The trail begins at the waypoint "Trailhead", situated next to the locked gate which prevents
visitors from parking in the half dozen spaces constructed for the park/preserve. The trail
follows the paved path to left. The entire length of the trail is paved, which makes for an
easy stroll for hikers of all abilities.
The preserve trail is mostly covered by a thick canopy of Cedar.
The preserve features thick stands of Mountain Juniper that provide ample shade from the Sun.
Parts of the hike are almost dark in comparison to the glare one might encounter in the one open
area of the trail near the parking spaces. In general the trail gently slopes downward on the
way out, as it approaches the edge of a steep creek valley.
The trail surface is paved throughout, making the hike easy for all.

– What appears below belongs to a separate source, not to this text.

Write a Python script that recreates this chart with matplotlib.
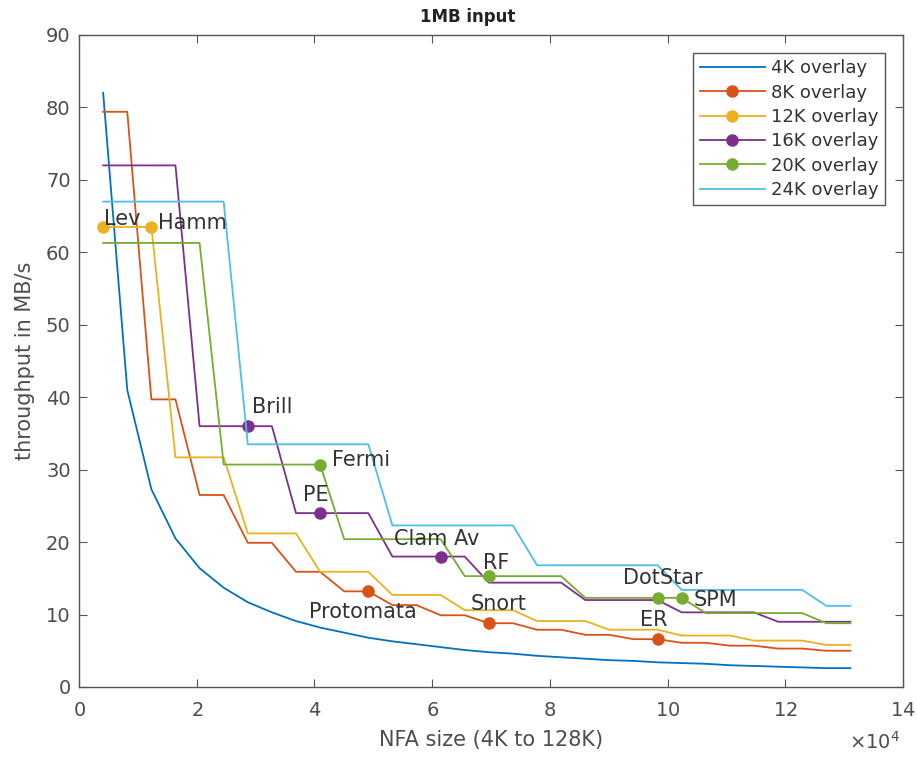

All through our hike we expected the trail to end at any moment. We were pleasantly surprised
when the path was extended again and again through turns in the Cedars. Eventually the trail did
end. But a surprise awaited us in the form of an impressive wooden deck that overlooks the steep
drop into the canyon of a creek that eventually feeds into Bull Creek. On the day of our visit
there was a pleasant cool breeze shooting through the valley and the deck provided a wonderful
place to stop for a rest.
At the end of the trail is this surprising observation deck that sits on the edge of a steep drop into the canyon.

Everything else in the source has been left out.